Certains syndicats, qui exigent depuis le début de cette farce sinistre que les pouvoirs publics retirent leur projet, comme si, du point de vue politique, il était possible que l'exécutif renonce sans y laisser sa crédibilité, rejettent du revers de la main les concessions déjà consenties par le gouvernement. Pourtant, elles vident la réforme de ses ambitions, en réintroduisant dans le système des inégalités factuelles, avec le maintien de quelques régimes naguère appelés régimes spéciaux et qualifiés aujourd'hui de « spécifiques ». On ne s'attardera pas sur l'évolution de la sémantique, chargée d'excuser les pires reculs. Le salarié lambda, qui perd trois heures de plus chaque jour dans les transports, souhaite seulement voir la lumière au bout du tunnel. S'il tarde à désigner les vrais coupables, c'est parce qu'il déprime, qu'il est las, et que la diffamation de la retraite par les organisations syndicales et par les partis d'opposition, tous unis pour la récuser, mais désunis pour en proposer une autre, a fini par lui laver le cerveau.

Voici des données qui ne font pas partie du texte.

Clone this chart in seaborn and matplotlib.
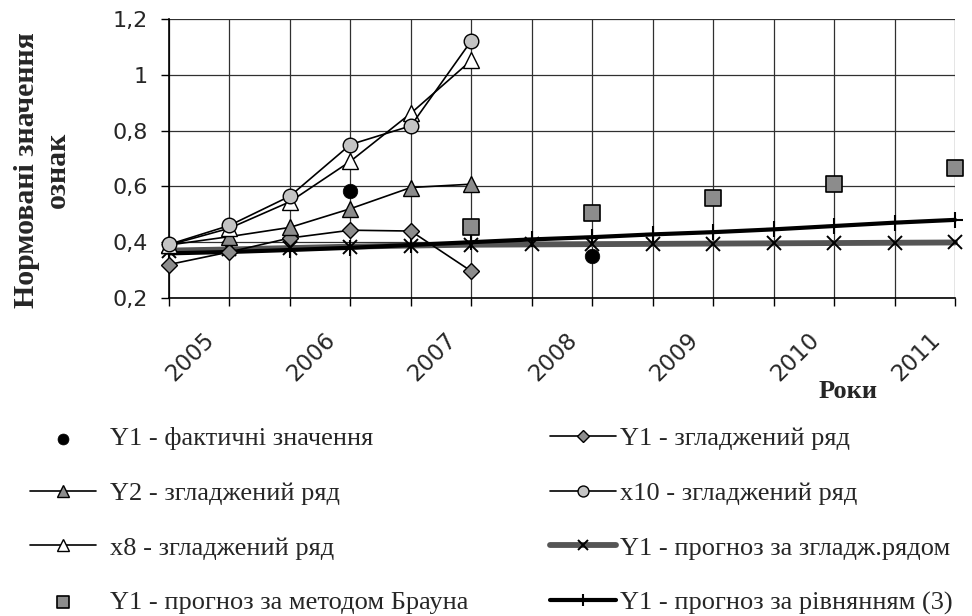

La crise longue et pénible que nous vivons réunit les opposants et les partisans de la réforme dans le même langage autrefois utilisé par les révolutionnaires de tous les pays : faire des sacrifices maintenant pour mieux vivre plus tard. Ce que l'on a appris de cette expérience, c'est que la certitude de la galère (et même du calvaire) immédiate ne débouche pas nécessairement sur plus de liberté et de bonheur. La description d'une réforme plus égalitaire, plus juste, et plus durable ressemble à une promesse d'avenir lumineux ; l'appel au maintien d'un système que l'on n'a cessé de critiquer pour en faire ensuite une apologie propre aux sycophantes montre assez bien où nous conduit le débat politique : aux pires effets de la démagogie. La réforme des retraites n'est pas dictée par la volonté de quelques experts enfermés dans des bureaux où pullulent les dossiers techniques. Elle est imposée par le mouvement démographique, l'espérance de vie, la faiblesse de la croissance.
Tuer politiquement le président
On politiise une affaire qui, en réalité, constitue un défi à l'intelligence, exactement comme la dégradation de l'environnement et le réchauffement de la planète. Ou bien nous sommes incapables de dominer la crise et nous nous réfugions dans ce que nous aimons parce que nous y sommes habitués ; ou bien nous prenons le taureau par les cornes et nous affrontons le problème avec assez de courage pour admettre que ce qui marchait fort bien en 1945 ne fonctionne plus en 2020. Ou bien nous descendons la pente vers un régime en faillite, ou bien nous freinons la chute. Que viennent faire, dans cette histoire, les affrontements idéologiques ? Et, s'il n'y a pas assez de justice dans le projet, qui se demande s'il y en a actuellement et s'il est juste que les contribuables soient contraints de payer de leur poche les retraites des conducteurs de métro ? De même que pendant la grande crise des gilets jaunes, mouvement d'une sincérité exemplaire, mais nihiliste, on a tout fait pour dénaturer les institutions d'une grande républ;ique, de même on est prêt maintenant à gagner la bataille en tuant politiquement le président.
Ce n'est pas lui qu'il faut défendre, c'est la retraite pour tous. Ce n'est pas sa survie politique qui doit nous importer, c'est le sort de nos concitoyens. La débâcle du pays n'est pas seulement dans le désordre qu'animent les grévistes et les protestataires, elle réside dans la perte de rationnel qu'indiquent les résultats électoraux et les sondages d'opinion. Il n'y a absolument rien de logique dans les prises position des gilets jaunes qui se sont eux-mêmes condamnés à disparaître tant ils ont eu peur du rétablissement de l'ordre. Il n'y a aucune logique dans la position de la droite qui combat farouchement la réforme qu'elle appelle de ses vœux, mais n'a pas su la faire et va même, non sans un peu de cette ignominie qui finit par gagner les vieux partis politiques, dire qu'elle en ferait une autre, encore plus radicale, mais avec quellles conséquences ? Il n'y a rien de logique dans les critiques du RN dont le calcul mental semble très limité, ni rien de sincère chez la CGT qui met un pays à genoux pour gagner quelques milliers de voix dans les élections syndicales.